## Objective
Starting at the first line of the data, print each line verbatim up to and including the line bearing "(xd) at (593,0);", omitting pictures.

## Rows from a dataset
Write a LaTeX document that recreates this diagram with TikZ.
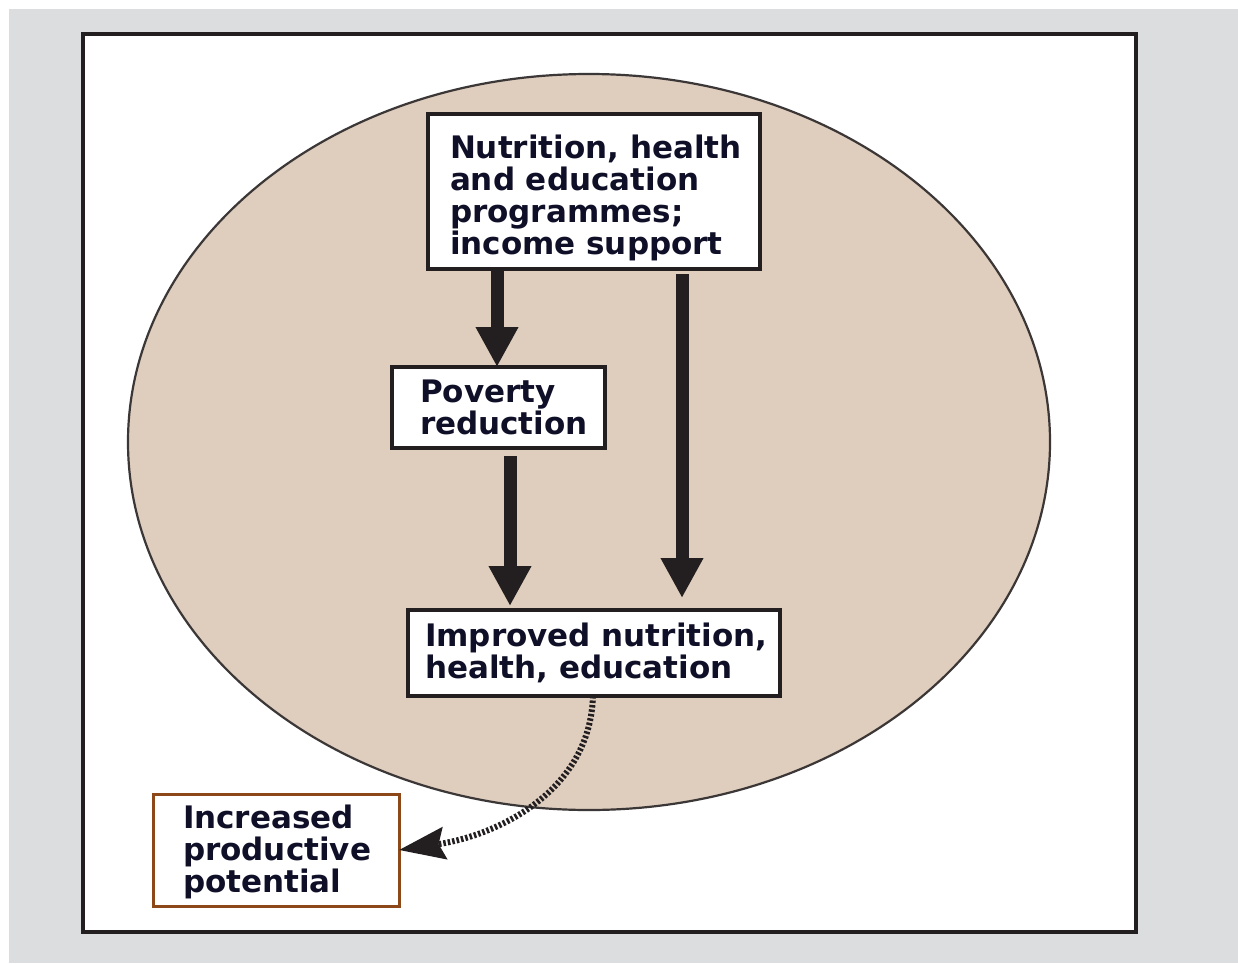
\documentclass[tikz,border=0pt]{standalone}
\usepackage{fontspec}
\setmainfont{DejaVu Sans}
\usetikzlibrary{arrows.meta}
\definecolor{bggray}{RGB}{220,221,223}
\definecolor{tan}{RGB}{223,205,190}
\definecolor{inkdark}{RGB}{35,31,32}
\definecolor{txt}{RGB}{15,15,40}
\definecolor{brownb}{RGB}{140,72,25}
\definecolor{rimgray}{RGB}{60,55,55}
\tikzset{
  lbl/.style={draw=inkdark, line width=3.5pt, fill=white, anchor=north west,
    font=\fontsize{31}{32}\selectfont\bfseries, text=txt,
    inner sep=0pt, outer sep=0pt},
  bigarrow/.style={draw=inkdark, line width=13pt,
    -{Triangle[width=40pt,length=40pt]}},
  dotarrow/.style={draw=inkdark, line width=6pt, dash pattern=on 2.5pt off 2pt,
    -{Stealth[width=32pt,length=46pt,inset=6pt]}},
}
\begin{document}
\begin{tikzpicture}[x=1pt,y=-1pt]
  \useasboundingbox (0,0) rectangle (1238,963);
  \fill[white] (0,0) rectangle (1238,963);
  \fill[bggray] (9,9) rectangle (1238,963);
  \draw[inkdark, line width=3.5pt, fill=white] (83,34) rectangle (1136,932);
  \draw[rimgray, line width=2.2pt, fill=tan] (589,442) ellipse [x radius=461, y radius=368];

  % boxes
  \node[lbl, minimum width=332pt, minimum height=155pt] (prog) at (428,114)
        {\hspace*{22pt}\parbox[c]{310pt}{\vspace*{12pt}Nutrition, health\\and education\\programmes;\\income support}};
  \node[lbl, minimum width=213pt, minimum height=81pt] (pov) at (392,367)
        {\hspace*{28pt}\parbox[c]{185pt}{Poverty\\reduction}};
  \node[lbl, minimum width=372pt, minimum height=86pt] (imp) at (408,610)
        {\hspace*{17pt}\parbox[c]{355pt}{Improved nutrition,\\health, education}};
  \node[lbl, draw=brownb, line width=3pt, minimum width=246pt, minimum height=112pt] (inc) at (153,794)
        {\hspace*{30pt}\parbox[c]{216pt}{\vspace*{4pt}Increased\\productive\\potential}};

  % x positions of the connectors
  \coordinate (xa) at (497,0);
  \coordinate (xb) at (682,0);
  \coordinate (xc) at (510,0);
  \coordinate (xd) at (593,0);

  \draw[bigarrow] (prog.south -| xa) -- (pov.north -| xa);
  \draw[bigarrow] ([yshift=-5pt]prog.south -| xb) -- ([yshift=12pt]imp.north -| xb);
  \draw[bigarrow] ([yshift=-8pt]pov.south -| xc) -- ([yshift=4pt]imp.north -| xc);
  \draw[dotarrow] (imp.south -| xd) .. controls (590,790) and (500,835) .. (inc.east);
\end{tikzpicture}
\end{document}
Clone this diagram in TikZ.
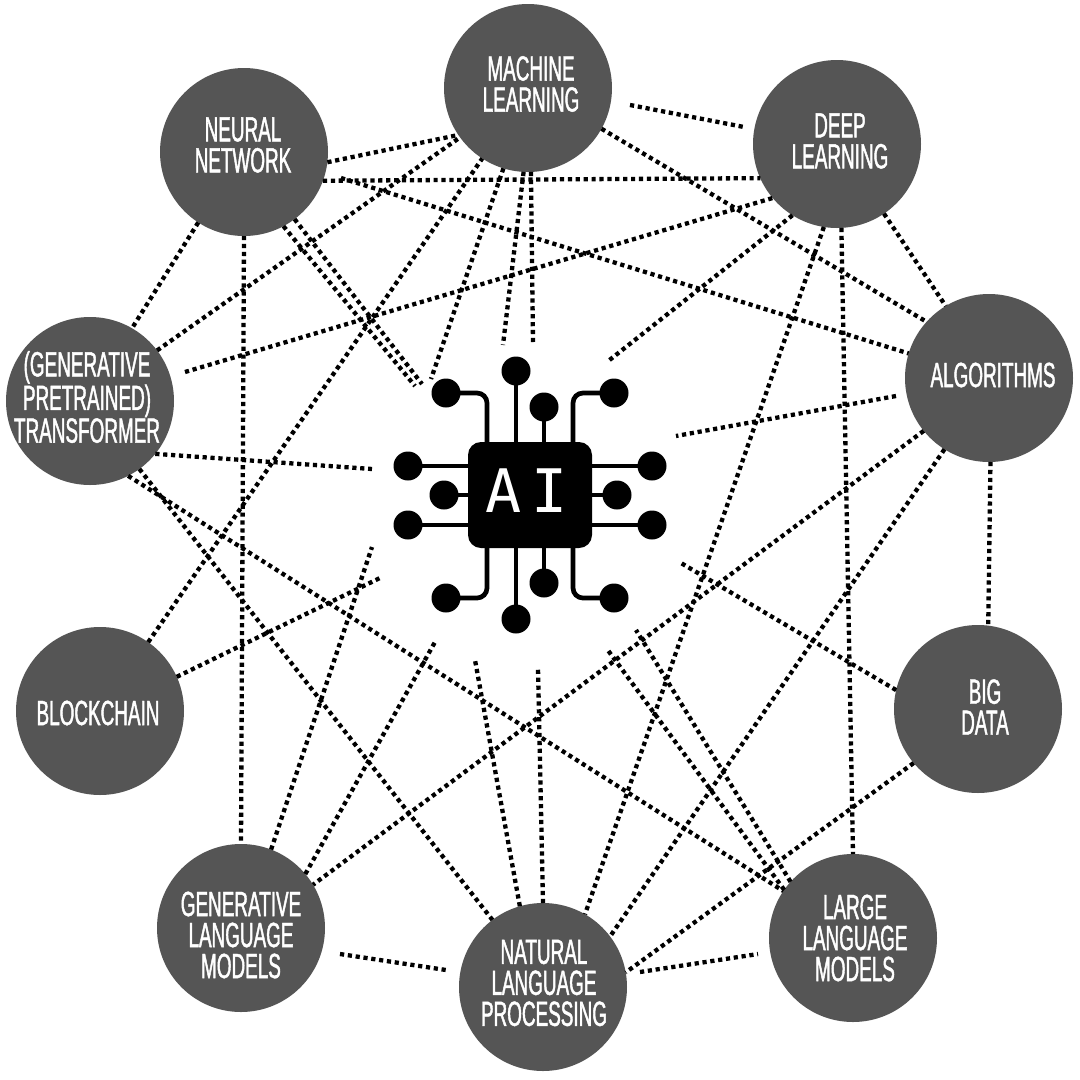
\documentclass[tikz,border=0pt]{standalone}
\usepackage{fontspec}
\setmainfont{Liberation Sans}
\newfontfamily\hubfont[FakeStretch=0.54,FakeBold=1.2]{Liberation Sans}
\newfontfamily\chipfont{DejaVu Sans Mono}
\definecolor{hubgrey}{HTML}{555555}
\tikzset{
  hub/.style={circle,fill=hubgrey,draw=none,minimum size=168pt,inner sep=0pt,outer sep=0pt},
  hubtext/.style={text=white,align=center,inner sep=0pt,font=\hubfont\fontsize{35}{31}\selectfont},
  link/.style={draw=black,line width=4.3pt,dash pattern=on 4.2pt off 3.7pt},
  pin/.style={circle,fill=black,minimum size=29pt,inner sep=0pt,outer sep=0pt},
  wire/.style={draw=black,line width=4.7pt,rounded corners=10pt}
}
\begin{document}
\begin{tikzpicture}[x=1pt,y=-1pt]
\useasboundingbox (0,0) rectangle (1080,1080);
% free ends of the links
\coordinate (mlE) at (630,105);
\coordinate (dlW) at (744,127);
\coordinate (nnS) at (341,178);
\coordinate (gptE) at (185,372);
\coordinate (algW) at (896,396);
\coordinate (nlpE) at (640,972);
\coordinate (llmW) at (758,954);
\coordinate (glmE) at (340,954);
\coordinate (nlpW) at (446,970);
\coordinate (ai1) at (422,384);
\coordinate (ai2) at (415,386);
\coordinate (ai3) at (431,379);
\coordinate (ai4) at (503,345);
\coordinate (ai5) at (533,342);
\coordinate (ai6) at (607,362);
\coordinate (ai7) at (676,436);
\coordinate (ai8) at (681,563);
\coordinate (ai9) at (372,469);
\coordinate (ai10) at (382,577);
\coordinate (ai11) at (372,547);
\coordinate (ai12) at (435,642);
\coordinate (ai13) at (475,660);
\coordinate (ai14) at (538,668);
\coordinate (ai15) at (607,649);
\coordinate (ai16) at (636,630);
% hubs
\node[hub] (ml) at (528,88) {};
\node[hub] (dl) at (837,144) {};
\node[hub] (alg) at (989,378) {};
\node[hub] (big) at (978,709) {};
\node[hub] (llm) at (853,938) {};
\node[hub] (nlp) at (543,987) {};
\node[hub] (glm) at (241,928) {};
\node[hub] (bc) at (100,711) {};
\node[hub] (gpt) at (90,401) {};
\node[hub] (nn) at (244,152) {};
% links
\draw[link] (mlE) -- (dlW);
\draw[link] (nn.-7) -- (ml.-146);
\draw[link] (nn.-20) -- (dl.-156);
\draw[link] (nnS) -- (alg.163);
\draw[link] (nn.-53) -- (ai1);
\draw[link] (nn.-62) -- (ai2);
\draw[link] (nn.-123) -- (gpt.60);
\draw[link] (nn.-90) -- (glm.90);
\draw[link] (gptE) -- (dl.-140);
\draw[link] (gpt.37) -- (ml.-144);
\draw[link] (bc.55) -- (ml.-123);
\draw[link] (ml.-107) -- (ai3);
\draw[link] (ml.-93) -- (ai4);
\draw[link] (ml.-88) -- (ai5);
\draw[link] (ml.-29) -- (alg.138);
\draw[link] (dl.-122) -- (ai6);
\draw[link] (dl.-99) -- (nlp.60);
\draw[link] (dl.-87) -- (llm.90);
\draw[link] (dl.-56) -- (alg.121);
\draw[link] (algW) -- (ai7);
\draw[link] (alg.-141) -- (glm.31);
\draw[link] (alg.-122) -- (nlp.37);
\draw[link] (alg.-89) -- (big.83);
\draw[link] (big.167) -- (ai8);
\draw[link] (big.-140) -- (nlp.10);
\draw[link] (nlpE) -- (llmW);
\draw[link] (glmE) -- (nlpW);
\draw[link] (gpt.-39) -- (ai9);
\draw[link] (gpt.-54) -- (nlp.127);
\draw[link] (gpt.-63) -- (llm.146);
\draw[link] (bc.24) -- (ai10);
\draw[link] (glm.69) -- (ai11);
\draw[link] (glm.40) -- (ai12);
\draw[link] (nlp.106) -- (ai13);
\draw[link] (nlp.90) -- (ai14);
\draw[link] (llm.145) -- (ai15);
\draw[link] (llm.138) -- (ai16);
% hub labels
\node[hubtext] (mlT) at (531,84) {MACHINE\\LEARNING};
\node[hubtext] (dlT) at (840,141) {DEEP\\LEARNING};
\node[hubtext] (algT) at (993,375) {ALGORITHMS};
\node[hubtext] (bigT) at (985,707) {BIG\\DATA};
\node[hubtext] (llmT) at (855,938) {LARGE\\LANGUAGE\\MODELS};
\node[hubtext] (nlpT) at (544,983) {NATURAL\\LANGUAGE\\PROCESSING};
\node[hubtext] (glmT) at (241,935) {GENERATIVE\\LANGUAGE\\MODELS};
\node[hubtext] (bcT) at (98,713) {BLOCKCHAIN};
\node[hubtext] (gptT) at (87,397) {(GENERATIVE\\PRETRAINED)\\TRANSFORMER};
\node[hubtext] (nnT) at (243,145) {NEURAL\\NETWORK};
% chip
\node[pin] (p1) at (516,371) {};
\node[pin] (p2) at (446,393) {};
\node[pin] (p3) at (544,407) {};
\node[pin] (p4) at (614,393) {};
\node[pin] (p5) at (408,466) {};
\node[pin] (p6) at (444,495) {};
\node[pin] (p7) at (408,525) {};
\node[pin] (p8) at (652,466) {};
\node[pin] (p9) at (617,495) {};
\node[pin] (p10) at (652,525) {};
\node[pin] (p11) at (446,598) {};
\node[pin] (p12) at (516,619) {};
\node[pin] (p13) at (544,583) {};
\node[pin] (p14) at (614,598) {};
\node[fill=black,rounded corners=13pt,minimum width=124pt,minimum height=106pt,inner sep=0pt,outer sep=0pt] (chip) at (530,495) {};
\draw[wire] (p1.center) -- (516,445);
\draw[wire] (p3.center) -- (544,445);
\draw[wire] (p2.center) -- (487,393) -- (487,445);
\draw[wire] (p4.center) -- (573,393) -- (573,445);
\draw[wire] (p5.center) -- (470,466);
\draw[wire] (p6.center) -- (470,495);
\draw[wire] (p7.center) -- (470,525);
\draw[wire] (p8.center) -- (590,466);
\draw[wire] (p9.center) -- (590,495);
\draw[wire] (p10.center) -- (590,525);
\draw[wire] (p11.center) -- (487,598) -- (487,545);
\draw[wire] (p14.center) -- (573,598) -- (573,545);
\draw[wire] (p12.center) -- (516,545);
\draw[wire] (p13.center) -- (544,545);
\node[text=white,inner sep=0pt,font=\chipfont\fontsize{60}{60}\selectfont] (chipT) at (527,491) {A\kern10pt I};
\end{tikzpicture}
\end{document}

## Response
Write a LaTeX document that recreates this diagram with TikZ.
\documentclass[tikz,border=0pt]{standalone}
\usepackage{fontspec}
\setmainfont{DejaVu Sans}
\usetikzlibrary{arrows.meta}
\definecolor{bggray}{RGB}{220,221,223}
\definecolor{tan}{RGB}{223,205,190}
\definecolor{inkdark}{RGB}{35,31,32}
\definecolor{txt}{RGB}{15,15,40}
\definecolor{brownb}{RGB}{140,72,25}
\definecolor{rimgray}{RGB}{60,55,55}
\tikzset{
  lbl/.style={draw=inkdark, line width=3.5pt, fill=white, anchor=north west,
    font=\fontsize{31}{32}\selectfont\bfseries, text=txt,
    inner sep=0pt, outer sep=0pt},
  bigarrow/.style={draw=inkdark, line width=13pt,
    -{Triangle[width=40pt,length=40pt]}},
  dotarrow/.style={draw=inkdark, line width=6pt, dash pattern=on 2.5pt off 2pt,
    -{Stealth[width=32pt,length=46pt,inset=6pt]}},
}
\begin{document}
\begin{tikzpicture}[x=1pt,y=-1pt]
  \useasboundingbox (0,0) rectangle (1238,963);
  \fill[white] (0,0) rectangle (1238,963);
  \fill[bggray] (9,9) rectangle (1238,963);
  \draw[inkdark, line width=3.5pt, fill=white] (83,34) rectangle (1136,932);
  \draw[rimgray, line width=2.2pt, fill=tan] (589,442) ellipse [x radius=461, y radius=368];

  % boxes
  \node[lbl, minimum width=332pt, minimum height=155pt] (prog) at (428,114)
        {\hspace*{22pt}\parbox[c]{310pt}{\vspace*{12pt}Nutrition, health\\and education\\programmes;\\income support}};
  \node[lbl, minimum width=213pt, minimum height=81pt] (pov) at (392,367)
        {\hspace*{28pt}\parbox[c]{185pt}{Poverty\\reduction}};
  \node[lbl, minimum width=372pt, minimum height=86pt] (imp) at (408,610)
        {\hspace*{17pt}\parbox[c]{355pt}{Improved nutrition,\\health, education}};
  \node[lbl, draw=brownb, line width=3pt, minimum width=246pt, minimum height=112pt] (inc) at (153,794)
        {\hspace*{30pt}\parbox[c]{216pt}{\vspace*{4pt}Increased\\productive\\potential}};

  % x positions of the connectors
  \coordinate (xa) at (497,0);
  \coordinate (xb) at (682,0);
  \coordinate (xc) at (510,0);
  \coordinate (xd) at (593,0);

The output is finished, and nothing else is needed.